Exercise
Print, word for word, the opening line of the data below and every line after it through the line that contains "3.1e-4, 2.3e-4, 1.5e-4, 9.3e-5, 4.7e-5, 2.0e-5, 7.6e-6, 1.6e-6]", but not the pictures.

Stored data
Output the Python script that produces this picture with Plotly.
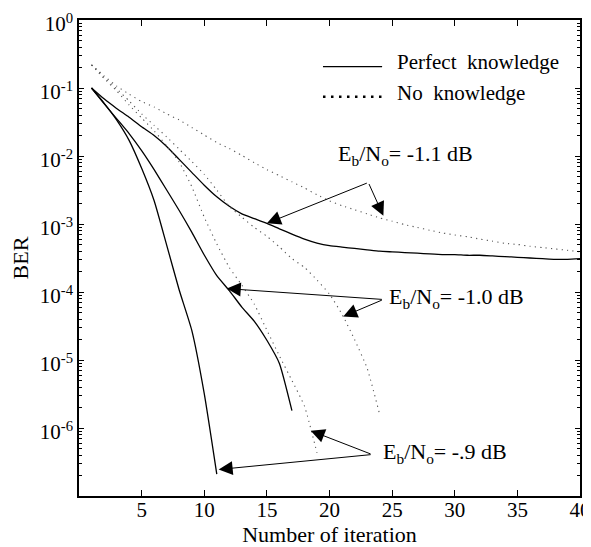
import plotly.graph_objects as go

# ---------------- data ----------------
iters_perf_09 = list(range(1, 12))
ber_perf_09 = [1.0e-1, 6.0e-2, 3.4e-2, 1.7e-2, 6.6e-3, 2.2e-3, 4.9e-4, 1.07e-4,
               2.75e-5, 3.2e-6, 2.1e-7]

iters_perf_10 = list(range(1, 18))
ber_perf_10 = [1.0e-1, 5.9e-2, 3.55e-2, 2.14e-2, 1.2e-2, 6.3e-3, 3.16e-3, 1.58e-3,
               7.6e-4, 3.5e-4, 1.74e-4, 1.05e-4, 6.0e-5, 3.7e-5, 1.95e-5, 8.9e-6,
               1.8e-6]

iters_perf_11 = list(range(1, 41))
ber_perf_11 = [1.0e-1, 6.92e-2, 5.01e-2, 3.72e-2, 2.69e-2, 2.0e-2, 1.38e-2, 8.91e-3,
               5.75e-3, 3.72e-3, 2.51e-3, 1.82e-3, 1.41e-3, 1.20e-3, 1.02e-3, 8.5e-4,
               7.1e-4, 6.0e-4, 5.25e-4, 4.8e-4, 4.57e-4, 4.37e-4, 4.17e-4, 3.98e-4,
               3.89e-4, 3.8e-4, 3.72e-4, 3.63e-4, 3.55e-4, 3.55e-4, 3.47e-4, 3.47e-4,
               3.39e-4, 3.31e-4, 3.24e-4, 3.16e-4, 3.09e-4, 3.02e-4, 3.02e-4, 3.09e-4]

iters_none_09 = list(range(1, 20))
ber_none_09 = [2.19e-1, 1.38e-1, 9.12e-2, 5.62e-2, 3.63e-2, 2.34e-2, 1.41e-2, 8.13e-3,
               3.55e-3, 1.26e-3, 5.1e-4, 2.3e-4, 1.26e-4, 6.6e-5, 2.75e-5, 1.15e-5,
               5.0e-6, 2.1e-6, 4.3e-7]

iters_none_10 = list(range(1, 25))
ber_none_10 = [2.19e-1, 1.45e-1, 9.77e-2, 6.46e-2, 4.17e-2, 2.82e-2, 1.91e-2, 1.26e-2,
               8.32e-3, 5.37e-3, 3.16e-3, 1.82e-3, 1.26e-3, 8.9e-4, 6.6e-4, 4.6e-4,
               3.1e-4, 2.3e-4, 1.5e-4, 9.3e-5, 4.7e-5, 2.0e-5, 7.6e-6, 1.6e-6]

iters_none_11 = list(range(1, 41))
ber_none_11 = [2.19e-1, 1.51e-1, 1.07e-1, 8.13e-2, 6.31e-2, 5.25e-2, 4.17e-2, 3.39e-2,
               2.63e-2, 2.04e-2, 1.58e-2, 1.29e-2, 1.02e-2, 7.94e-3, 6.31e-3, 5.13e-3,
               4.17e-3, 3.39e-3, 2.69e-3, 2.19e-3, 1.86e-3, 1.62e-3, 1.41e-3, 1.23e-3,
               1.10e-3, 9.8e-4, 8.9e-4, 8.1e-4, 7.4e-4, 6.9e-4, 6.5e-4, 6.0e-4,
               5.6e-4, 5.2e-4, 5.0e-4, 4.7e-4, 4.5e-4, 4.3e-4, 4.1e-4, 3.9e-4]

x_tick_vals = [5, 10, 15, 20, 25, 30, 35, 40]
y_tick_vals = [1e0, 1e-1, 1e-2, 1e-3, 1e-4, 1e-5, 1e-6]
y_tick_text = ["10<sup>0</sup>", "10<sup>-1</sup>", "10<sup>-2</sup>", "10<sup>-3</sup>",
               "10<sup>-4</sup>", "10<sup>-5</sup>", "10<sup>-6</sup>"]

legend_labels = ["Perfect  knowledge", "No  knowledge"]
snr_labels = ["E<sub>b</sub>/N<sub>o</sub>= -1.1 dB",
              "E<sub>b</sub>/N<sub>o</sub>= -1.0 dB",
              "E<sub>b</sub>/N<sub>o</sub>= -.9 dB"]

# ---------------- figure ----------------
FONT = "Liberation Serif"
fig = go.Figure()

solid = dict(color="black", width=1.3)
dotted = dict(color="#555555", width=1.1, dash="1.2px,4.2px")

for xs, ys in [(iters_perf_09, ber_perf_09), (iters_perf_10, ber_perf_10),
               (iters_perf_11, ber_perf_11)]:
    fig.add_trace(go.Scatter(x=xs, y=ys, mode="lines",
                             line=dict(**solid, shape="spline", smoothing=0.5),
                             showlegend=False, hoverinfo="skip"))
for xs, ys in [(iters_none_09, ber_none_09), (iters_none_10, ber_none_10),
               (iters_none_11, ber_none_11)]:
    fig.add_trace(go.Scatter(x=xs, y=ys, mode="lines",
                             line=dict(**dotted, shape="spline", smoothing=0.5),
                             showlegend=False, hoverinfo="skip"))

# annotation arrows: (vertex, [tips], label position) in (x, log10 y)
arrow_groups = [
    ((23.1, -2.39), [(15.0, -2.99), (24.3, -2.88)], (20.5, -1.99)),
    ((24.3, -4.11), [(11.8, -3.95), (21.1, -4.36)], (24.6, -4.09)),
    ((23.4, -6.39), [(11.15, -6.61), (18.5, -6.04)], (24.1, -6.37)),
]
for (vx, vy), tips, _ in arrow_groups:
    for hx, hy in tips:
        fig.add_annotation(x=hx, y=hy, ax=vx, ay=vy, xref="x", yref="y", axref="x", ayref="y",
                           showarrow=True, arrowhead=2, arrowsize=2.8, arrowwidth=1,
                           arrowcolor="black", text="", standoff=0)
for (_, _, (tx, ty)), lab in zip(arrow_groups, snr_labels):
    fig.add_annotation(x=tx, y=ty, xref="x", yref="y", text=lab, showarrow=False,
                       xanchor="left", yanchor="middle",
                       font=dict(family=FONT, size=22, color="black"))

# legend (drawn manually)
fig.add_shape(type="line", xref="paper", yref="paper", x0=0.487, x1=0.605, y0=0.902, y1=0.902,
              line=dict(color="black", width=1.2))
fig.add_shape(type="line", xref="paper", yref="paper", x0=0.487, x1=0.605, y0=0.839, y1=0.839,
              line=dict(color="black", width=2.5, dash="2.5px,5.5px"))
fig.add_annotation(x=0.631, y=0.911, xref="paper", yref="paper", text=legend_labels[0],
                   showarrow=False, xanchor="left", yanchor="middle",
                   font=dict(family=FONT, size=21, color="black"))
fig.add_annotation(x=0.631, y=0.846, xref="paper", yref="paper", text=legend_labels[1],
                   showarrow=False, xanchor="left", yanchor="middle",
                   font=dict(family=FONT, size=21, color="black"))

axis_common = dict(showline=True, linecolor="black", linewidth=1.5, mirror="ticks",
                   ticks="inside", tickcolor="black", tickwidth=1, showgrid=False, zeroline=False,
                   ticklabeloverflow="allow",
                   tickfont=dict(family=FONT, size=21, color="black"))

fig.update_xaxes(range=[0, 40], tickmode="array", tickvals=x_tick_vals, ticklen=6,
                 ticklabelstandoff=-6,
                 title=dict(text="Number of iteration",
                            font=dict(family=FONT, size=22, color="black"), standoff=18),
                 **axis_common)
fig.update_yaxes(type="log", range=[-7, 0], tickmode="array", tickvals=y_tick_vals,
                 ticktext=y_tick_text, ticklen=5, ticklabelshift=4,
                 minor=dict(ticks="inside", ticklen=3, dtick="D1", tickcolor="black",
                            showgrid=False),
                 title=dict(text="BER", font=dict(family=FONT, size=22, color="black"),
                            standoff=7),
                 **axis_common)

# the page body has an 8px margin, so the figure is 8px smaller and margins shifted
fig.update_layout(width=583, height=539,
                  margin=dict(l=71, r=11, t=12, b=51, autoexpand=False),
                  paper_bgcolor="white", plot_bgcolor="white", showlegend=False,
                  font=dict(family=FONT, size=21, color="black"))

fig.write_html("out.html")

Written response
Output the Python script that produces this picture with Plotly.
import plotly.graph_objects as go

# ---------------- data ----------------
iters_perf_09 = list(range(1, 12))
ber_perf_09 = [1.0e-1, 6.0e-2, 3.4e-2, 1.7e-2, 6.6e-3, 2.2e-3, 4.9e-4, 1.07e-4,
               2.75e-5, 3.2e-6, 2.1e-7]

iters_perf_10 = list(range(1, 18))
ber_perf_10 = [1.0e-1, 5.9e-2, 3.55e-2, 2.14e-2, 1.2e-2, 6.3e-3, 3.16e-3, 1.58e-3,
               7.6e-4, 3.5e-4, 1.74e-4, 1.05e-4, 6.0e-5, 3.7e-5, 1.95e-5, 8.9e-6,
               1.8e-6]

iters_perf_11 = list(range(1, 41))
ber_perf_11 = [1.0e-1, 6.92e-2, 5.01e-2, 3.72e-2, 2.69e-2, 2.0e-2, 1.38e-2, 8.91e-3,
               5.75e-3, 3.72e-3, 2.51e-3, 1.82e-3, 1.41e-3, 1.20e-3, 1.02e-3, 8.5e-4,
               7.1e-4, 6.0e-4, 5.25e-4, 4.8e-4, 4.57e-4, 4.37e-4, 4.17e-4, 3.98e-4,
               3.89e-4, 3.8e-4, 3.72e-4, 3.63e-4, 3.55e-4, 3.55e-4, 3.47e-4, 3.47e-4,
               3.39e-4, 3.31e-4, 3.24e-4, 3.16e-4, 3.09e-4, 3.02e-4, 3.02e-4, 3.09e-4]

iters_none_09 = list(range(1, 20))
ber_none_09 = [2.19e-1, 1.38e-1, 9.12e-2, 5.62e-2, 3.63e-2, 2.34e-2, 1.41e-2, 8.13e-3,
               3.55e-3, 1.26e-3, 5.1e-4, 2.3e-4, 1.26e-4, 6.6e-5, 2.75e-5, 1.15e-5,
               5.0e-6, 2.1e-6, 4.3e-7]

iters_none_10 = list(range(1, 25))
ber_none_10 = [2.19e-1, 1.45e-1, 9.77e-2, 6.46e-2, 4.17e-2, 2.82e-2, 1.91e-2, 1.26e-2,
               8.32e-3, 5.37e-3, 3.16e-3, 1.82e-3, 1.26e-3, 8.9e-4, 6.6e-4, 4.6e-4,
               3.1e-4, 2.3e-4, 1.5e-4, 9.3e-5, 4.7e-5, 2.0e-5, 7.6e-6, 1.6e-6]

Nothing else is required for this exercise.